American Rhapsodies is the title of the Saturday, March 9 performance. This concert includes Dvorak’s American Suite and Symphony No. 2 by German-born composer Kurt Weill, who is known for his satire, social commentary and seminal works in the development of the American musical.
In addition, the program features the Georgia premiere of Boyer’s Rhapsody in Red, White & Blue, with guest artist Jeffrey Biegel on the piano. The pianist conceived this work to celebrate the centennial of George Gershwin’s Rhapsody in Blue, which the orchestra will perform to conclude the program.
Meyer says Beethoven 5, scheduled for Saturday, April 20, was canceled two years ago because of covid. In addition to Symphony No. 5, the orchestra performs which represents the energy and commerce of the main arteries in cities in general and specifically the main thoroughfare of her hometown Atlanta. Guest artist Paul Huang joins the Symphony on the violin.

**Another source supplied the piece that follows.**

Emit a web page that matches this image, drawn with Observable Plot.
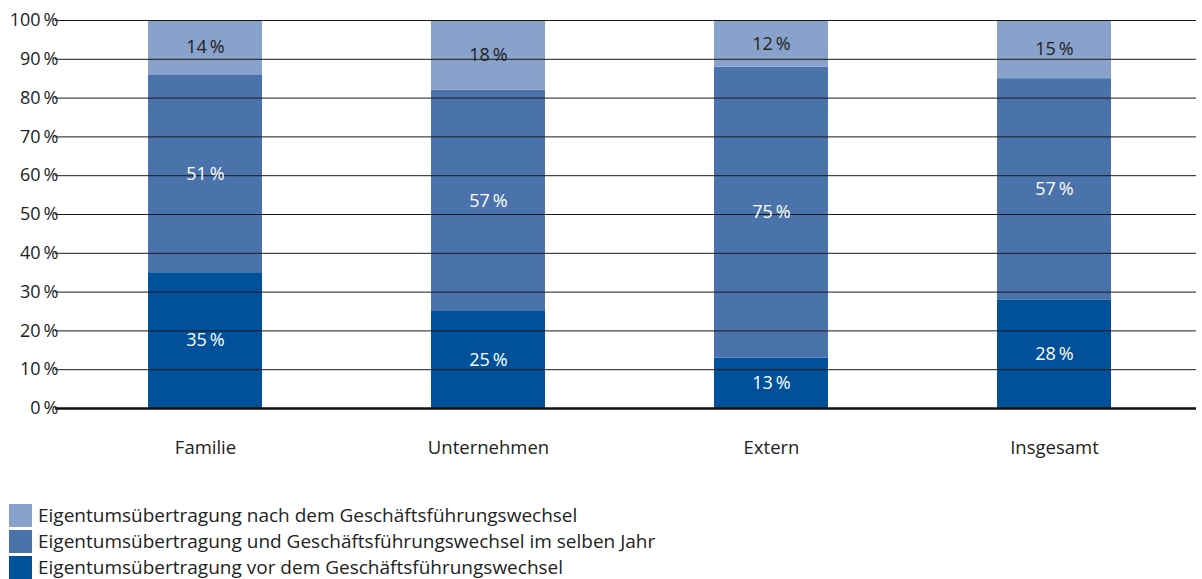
<!DOCTYPE html>
<html>
<head>
<meta charset="utf-8">
<script src="https://cdn.jsdelivr.net/npm/d3@7"></script>
<script src="https://cdn.jsdelivr.net/npm/@observablehq/plot@0.6"></script>
<style>
  body { margin: 0; background: #fff; font-family: "Open Sans", sans-serif; }
  #chart svg { display: block; }
  .legend { margin-top: 34px; margin-left: 9px; font-size: 19px; color: #222; line-height: 26px; }
  .legend .row { display: flex; align-items: center; height: 26px; }
  .legend .sw { width: 23px; height: 23px; margin-right: 6px; flex: none; }
</style>
</head>
<body>
<div id="chart"></div>
<div class="legend" id="legend"></div>
<script>
const categories = ["Familie", "Unternehmen", "Extern", "Insgesamt"];
const seriesNames = [
  "Eigentumsübertragung vor dem Geschäftsführungswechsel",
  "Eigentumsübertragung und Geschäftsführungswechsel im selben Jahr",
  "Eigentumsübertragung nach dem Geschäftsführungswechsel"
];
const vorValues = [35, 25, 13, 28];
const selbenJahrValues = [51, 57, 75, 57];
const nachValues = [14, 18, 12, 15];
const yTicks = [0, 10, 20, 30, 40, 50, 60, 70, 80, 90, 100];
const colors = ["#00519a", "#4a73ab", "#89a2cc"];
const textColors = ["#ffffff", "#ffffff", "#222222"];

const seriesValues = [vorValues, selbenJahrValues, nachValues];
const data = [];
categories.forEach((c, i) => {
  let base = 0;
  seriesValues.forEach((vals, s) => {
    data.push({cat: c, series: seriesNames[s], s, y1: base, y2: base + vals[i], v: vals[i]});
    base += vals[i];
  });
});

const pct = d => d + "\u2009%";

const plot = Plot.plot({
  width: 1202,
  height: 468,
  marginTop: 20,
  marginLeft: 55,
  marginRight: 6,
  marginBottom: 60,
  style: {fontFamily: "'Open Sans', sans-serif", fontSize: "17px", color: "#222", background: "#fff"},
  x: {domain: categories, range: [147, 1112], paddingInner: 0.598, paddingOuter: 0, label: null},
  y: {domain: [0, 100], label: null},
  color: {domain: seriesNames, range: colors},
  marks: [
    Plot.rectY(data, {x: "cat", y1: "y1", y2: "y2", fill: "series", insetLeft: 0, insetRight: 0}),
    Plot.ruleY(yTicks.filter(t => t > 0), {stroke: "#1a1a1a", strokeWidth: 1}),
    Plot.ruleY([0], {stroke: "#111", strokeWidth: 2.5}),
    Plot.text(data, {
      x: "cat", y: d => (d.y1 + d.y2) / 2, text: d => pct(d.v),
      fill: d => textColors[d.s], fontSize: 18, style: "letter-spacing: 1.5px"
    }),
    Plot.axisY({ticks: yTicks, tickSize: 0, tickPadding: -3, tickFormat: pct, fontSize: 18, textAnchor: "end"}),
    Plot.axisX({tickSize: 0, tickPadding: 32, fontSize: 18.5})
  ]
});
document.getElementById("chart").appendChild(plot);

const legend = document.getElementById("legend");
[2, 1, 0].forEach(s => {
  const row = document.createElement("div");
  row.className = "row";
  const sw = document.createElement("span");
  sw.className = "sw";
  sw.style.background = colors[s];
  const t = document.createElement("span");
  t.textContent = seriesNames[s];
  row.appendChild(sw);
  row.appendChild(t);
  legend.appendChild(row);
});
</script>
</body>
</html>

This series concludes on Saturday, May 11 with Symphonic Jazz. The four-piece program includes the United States premiere of Wars’ City Sketches. The Polish immigrant, known as the King of Jazz, wrote countless Hollywood scores for film and television.
From country to swing, holiday songs to popular ’80s tunes, the Pops! Series is a source of patriotic pride.
“All of the Pops concerts are heavily oriented toward American music,” says Meyer.
Country Hits: Songs From Nashville on Thursday, September 28 celebrates country artists past and present. The concert features music by country legends like Patsy Cline, Dolly Parton and Johnny Cash as well as contemporary stars such as Garth Brooks and Kacey Musgraves. Two of Nashville’s brightest young vocalists also will perform alongside the Symphony and Music City’s most in-demand instrumentalists.
On Thursday, October 19, the Symphony takes a nostalgic look at the dawn of the MTV era with Decades: Back to the ’80s. This concert promises a power-packed evening featuring some of the decade’s No. 1 hit songs. Think “The Power of Love,” “Time After Time,” “Material Girl,” “Another One Bites The Dust,” “Footloose” and “Addicted to Love.” Fans of Madonna, Debbie Gibson, Huey Lewis & The News, Phil Collins, Queen and Joe Cocker will delight in the repertoire.
For the first time in years, the Symphony revives an old favorite with the Holiday Pops concert, Sounds of the Season, on Thursday, December 7. The orchestra plays alongside Joe Gransden and His Big Band, and concert-goers can ring in the season with classics from “I’ll Be Home for Christmas” to “Silver Bells.”
The Symphony showcases another bygone era with The Great American Swingbook on Thursday, February 15. With her four-octave range, vocalist Dee Daniels performs a century of hits featuring music by Swing legends Ella Fitzgerald, Frank Sinatra, Billie Holiday, Bessie Smith, Nat King Cole and Louis Armstrong.
In the final Pops performance, the musicians offer a choreographed 3D celebration of the country’s national parks and major cities in America’s Wonders on Thursday, March 21. Striking imagery will be displayed on a giant screen as the Symphony guides the audience through beautiful American landscapes and cityscapes.
“We’ve never done a 3D experience before,” Meyer says.
Family Concerts at Columbia County
Holidays With the Symphony on Sunday, December 10 brings the return of the popular Family Concerts at Columbia County. Instead of its annual Halloween concert, however, the orchestra performs Animals With the Symphony on Sunday, March 10. From buzzing bees to braying donkeys, this work by French composer Camille Saint Saens is a humorous musical suite of 14 movements.
These concerts are 45 to 50 minutes long, and Meyer gives a verbal introduction to each piece.
Throughout the season, he hopes audience members enjoy works they know and love as well as music that may be new to them.
“I believe they will get a kick out of the programs,” he says. “I’ve been here long enough that I hope people trust me now.”